The 7th September marks the Candelaria festival in which the town's inhabitants will walk to farmhouses in the area and enjoy lots of food and drink whilst surrounded by candles.
The October festival, which is normally celebrated in the first week of the month, is to honour the transfer of the Virgen de las Nieves and San Roque, back to their chapel amidst a prolonged firework show.
As with almost all of the festivals that occur on the Costa del Sol during December, on Migas Day food again takes centre stage. It is celebrated in Torrox each Sunday before Christmas Day. The name, meaning bread crumbs, comes from a traditional dish of the area in which bread plays a starring role, it is a celebration that has been declared of National Tourist Interest in Andalusia.
If you are going to visit Torrox, first things first you should make sure to come on an empty stomach to make the most of the experience. As well as migas (bread crumbs fried with garlic, served with cold cuts, peppers and sardines, amongst other ingredients) and the arriera salad (made up of oranges, cod, tomatoes, onions and olives), you cannot miss out on the fennel stew, pumpkin casserole and the maimones soup (a garlic soup) during your trip. Other local specialities that you can try in Torrox are "papas a lo pobre" (potatoes sautéed with onion), gazpacho (cold tomato soup with cucumber, pepper, garlic and olive oil), 'ajoblanco' soup (a cold creamy garlic and almond soup which is normally enjoyed with grapes) and skewered anchovies and sardines (place on a skewer and grilled). These dishes all marry perfectly with regional wines, which are hand processed using muscatel grapes.
For those with a sweeter palate, Torrox offers wine flavoured pastries and exquisite "arropías" (regional sweeties). These caramels are made form sugar cane syrup and are in especially high demand during the Cruces de Mayo festival.
About 2km north of Torrox, in Los Casarones, a polished stone axe was unearthed dating back to the Neolithic Period. This led historians to consider the possibility of prehistoric settlements in the area. Scholars also believe the land was then colonised by the Phoenicians. The first recorded settlers, however, were the Romans, as attested by the site of El Faro, where many pieces associated with the Roman city of Caviclum, founded in the first century AD, were found.
Some experts also think that Torrox is Hisn Turrus, the place where the army led by Abd-ar-Rahman III defeated Umar ibn Hafsun and his people in 914. Ibn Hafsun was a Christian leader standing against the Ummayad dynasty, who held the caliphate of Córdoba.
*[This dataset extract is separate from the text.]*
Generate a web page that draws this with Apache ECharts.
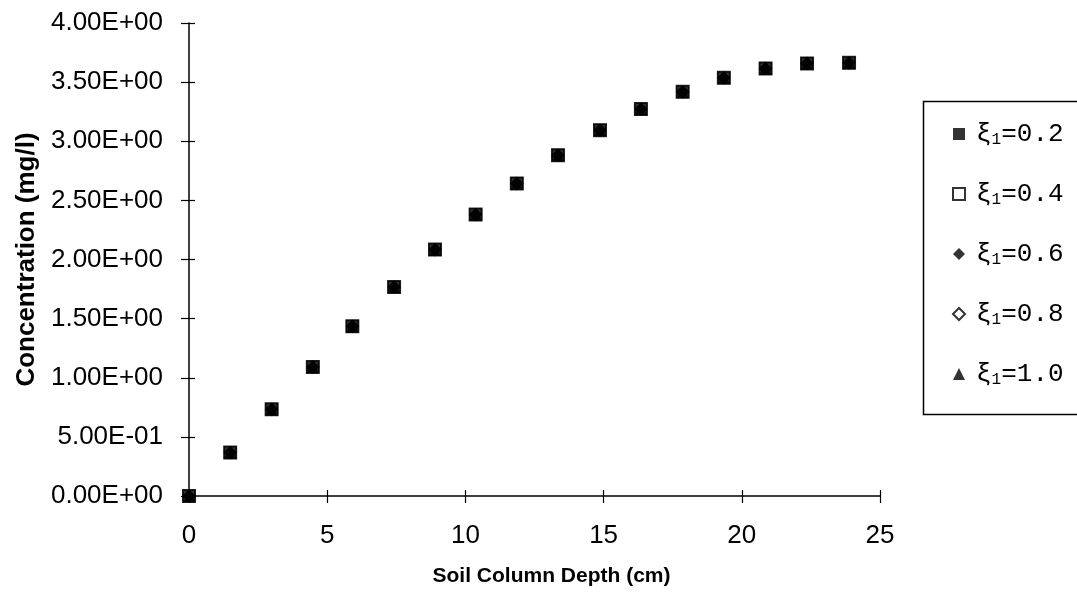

After the defeat of the rebels, Torrox was annexed to Frigiliana for the rest of the Muslim period in Spain.
With time, the town came to play a key role in the silk industry in the days of Almanzor, born in Torrox. Governor of Seville and commander of the Muslim troops, Almanzor marked the peak of power for Moorish Iberia. He conquered distant cities like Zamora, León or Santiago de Compostela.
Almost five centuries later, the Christian troops seized Vélez-Málaga during the Reconquista. This had an interesting effect in Axarquía. While some villages surrendered without resistance, others put up a fight. Torrox capitulated on 29 April 1487, but there was another uprising one year later led by El Zagal. It snatched the village from the Christians, returning it to the Muslims. A few months later, it went back to the former, this time for good.
When the Moorish riot broke out in 1568, half the population of Torrox were old Christians and the other half, Moors. Many of them participated in the uprising of El Peñón in Frigiliana. As many as 22 insurgents were prosecuted by the Holy Office Court in Granada through 1571. Some of them were sentenced to death by burning. The insurrection was crushed without mercy, and most of the residents in the eight villages under Muslim rule fled for their lives.
In the eighteenth century, Torrox had an economy based on sugar cane production. Sugar cane took up more than 80% of the arable land and two sugar mills were established. In 1804, the population was decimated by an outbreak of yellow fever, and a few years later, the survivors had to face the invasion of the French troops during the Napoleonic wars. In 1812, the French bid farewell to Torrox blowing its castle. The town was badly damaged by the two earthquakes that shook southern Spain in the late nineteenth century.